We have to make room for all of it. We have to scooch over on that bench we all have inside our hearts, and say OK, I see you. Just come in then, stop lurking and jumping out when I least expect it and scaring the shit out of me. Come in, already. Sit down next to me, Sadness. Grief, loss, anger, fear, pain. Sit down.  We’re all here together. Over there are hope and courage, right on my other side (never very far away) is my anxiety. They’re all lined up here...laughter, doubt, jealousy, brilliance, talent. Everyone at the table. And if that sounds like the story line for Pixar’s Inside Out, well they probably stole it from Tara. I’m a pretty visual thinker, and this exercise in accepting all these pieces was life-transforming for me. A relief, a huge relief. This will not kill me. It’s not my favorite damn thing, but it isn’t going to kill me. Some days, sadness is going to drive the bus. But not every day.

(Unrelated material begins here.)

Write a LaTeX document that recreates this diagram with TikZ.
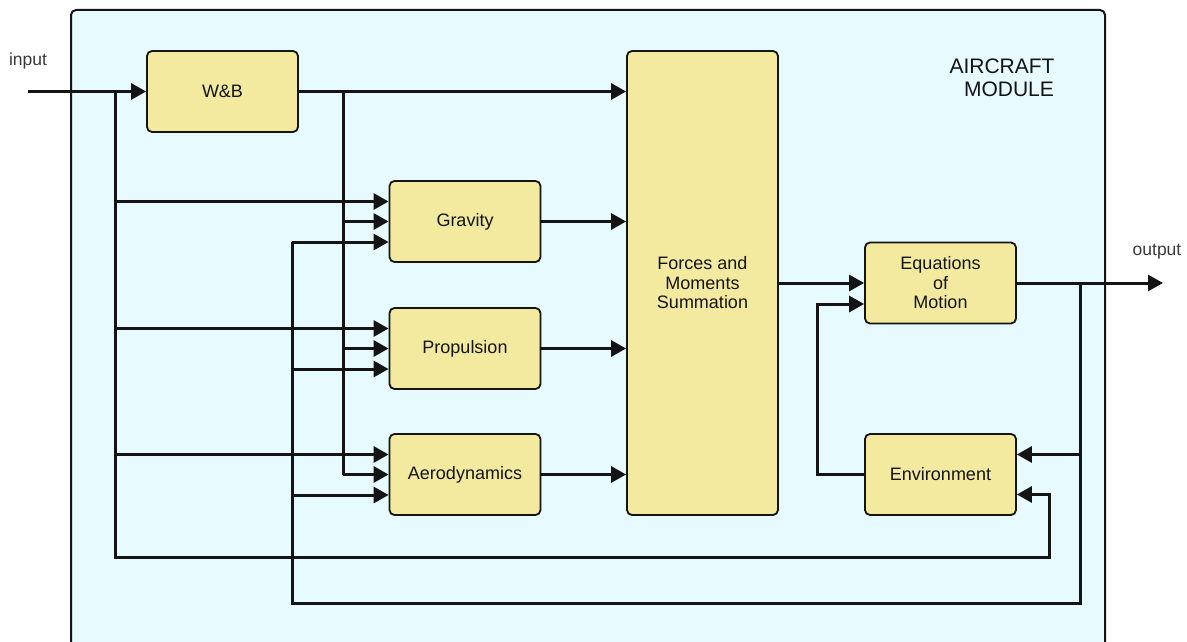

This is a picture John took on one of his trips. We used it for the program from his memorial service. Here is the thing that I really love about this photograph: if you look at the right edge, you’ll see the outside of his sandal. He might have done it on purpose for scale, but I kind of doubt it. I think it was accidental that his sandal is just in the frame, but it tells me that he was climbing for this shot. He might have just seen a little flash of green there in between the rocks, and went to investigate. And there in those grey and sober rocks was a lovely green fern in a mossy little bed, just going about the business of living, even in the shadow of something larger and darker than itself. It spells hope, and life. And I know John saw that too.

A life worth living has a heart that makes room for everything.